第2節 未来につながる変革と持続可能で豊かな社会を目指して

コラム 人口規模が小さい地域への店舗出店(セコマグループ)

 セコマグループは、北海道を中心にコンビニエンスストアチェーン「セイコーマート」を展開しており、茨城県・埼玉県にも店舗を持つ。また、道内最大の店舗数(約1,100店舗)を誇っている。同グループが拠点を置く北海道は、人口減少・高齢化が全国平均より早く進んでおり、「過疎地域の持続的発展の支援に関する特別措置法(過疎法)」(令和3年法律第19号)注1に基づき、道内の152市町村が過疎地域に指定されている(2023年4月1日時点)。このような地域では、住民の暮らしを支える生活サービス機能の低下が懸念されていた。特に、商店の閉鎖等により無店舗地域が発生し、生活必需品の日常的な購入に不便を感じる買い物困難者が増加していることは、道内の人口が少ない地域に共通してみられる課題であった。

 このような課題の中、自治体や地域からの出店要請に応じ、セイコーマートは人口規模が小さい地域に出店してきた。人口規模が小さい低収益の地域でも出店を可能にしている機能の一つが、北海道に特化したサプライチェーン及び内部化された物流機能である。

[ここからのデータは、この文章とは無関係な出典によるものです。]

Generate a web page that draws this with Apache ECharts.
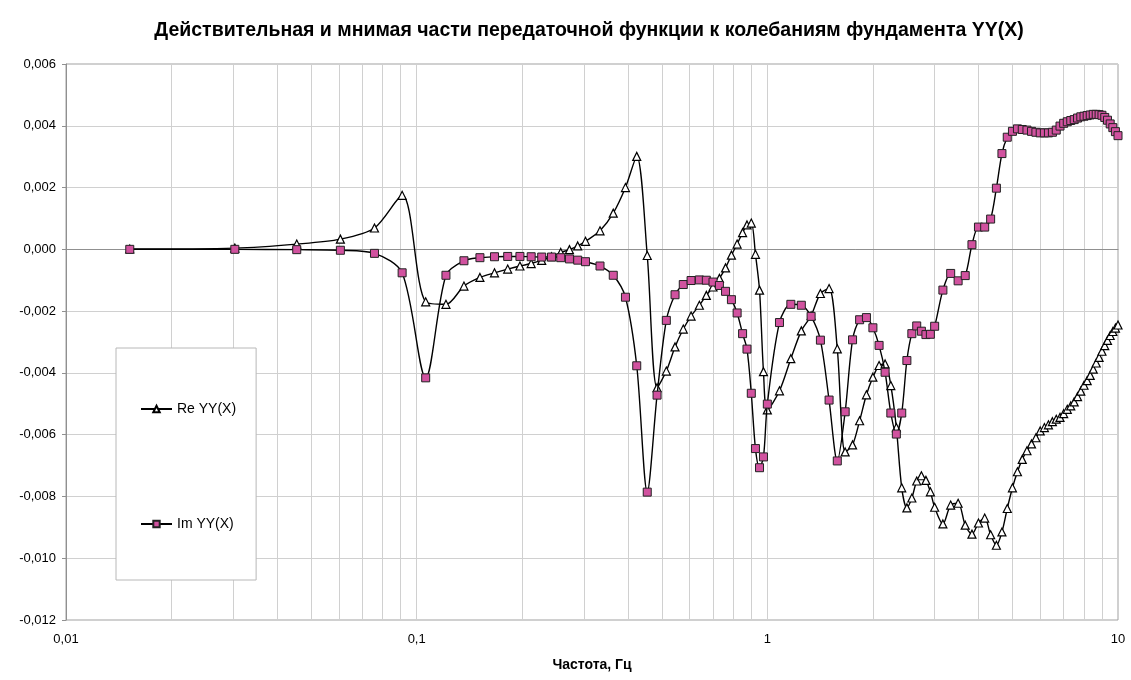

同グループの事業は、コンビニの枠を越え、原料生産・製造、物流や情報システム開発、また小売店の運営に関わる様々な分野に拡大しており、(株)セコマがグループ会社の管理業務を行うことにより、独自のサプライチェーンモデルを構築した。中でも北海道は、町から町への距離が長いことから、物流の効率化が重要であった。そこで、同グループは、物流網の整備に注力し、継続的に多額の投資を行ってきた。これにより、道内に13か所の物流施設が配置された。加えて、自社工場も多く所有しており、物流センター間の配送後、工場に立ち寄り新たに荷物を積み込む、という工夫も行っている。このような取組みの結果、積載効率は約8割を維持している。

 このように、同グループの持つ物流網やサプライチェーンの強みを活かし、人口規模が小さい地域へ積極的に出店することにより、セイコーマートをはじめとしたセコマグループ小売店の、北海道内での人口カバー率は99.8%に達した(179市町村のうち175市町村)。サプライチェーン全体で収益を確保することで、人口規模が小さい低収益の地域への出店を可能にしている。道内で最も人口が少ない音威子府村においては、開店から20年経ち、人口が半減した一方で、売上は微増傾向にある。

 今後更に人口減少・高齢化が進展すると予測される北海道で、セコマグループは、地域からの出店要請があれば、物流の効率化による道内全域における小売事業の維持とグループ製造工場の連携に、引き続き取り組むこととしている。

<セコマグループの物流網と製造工場>
<セコマグループの物流網と製造工場>
<セイコーマート店舗外観>
<セイコーマート店舗外観>

資料)(株)セコマ

  1. 注1 過疎地域の持続的発展を支援し、人材の確保及び育成、雇用機会の拡充、住民福祉の向上、地域格差の是正並びに美しく風格ある国土の形成に寄与することを目的とする。人口の著しい減少に伴って地域社会における活力が低下し、生産機能及び生活環境の整備等がほかの地域に比較して低位にある地域を「過疎地域」としている。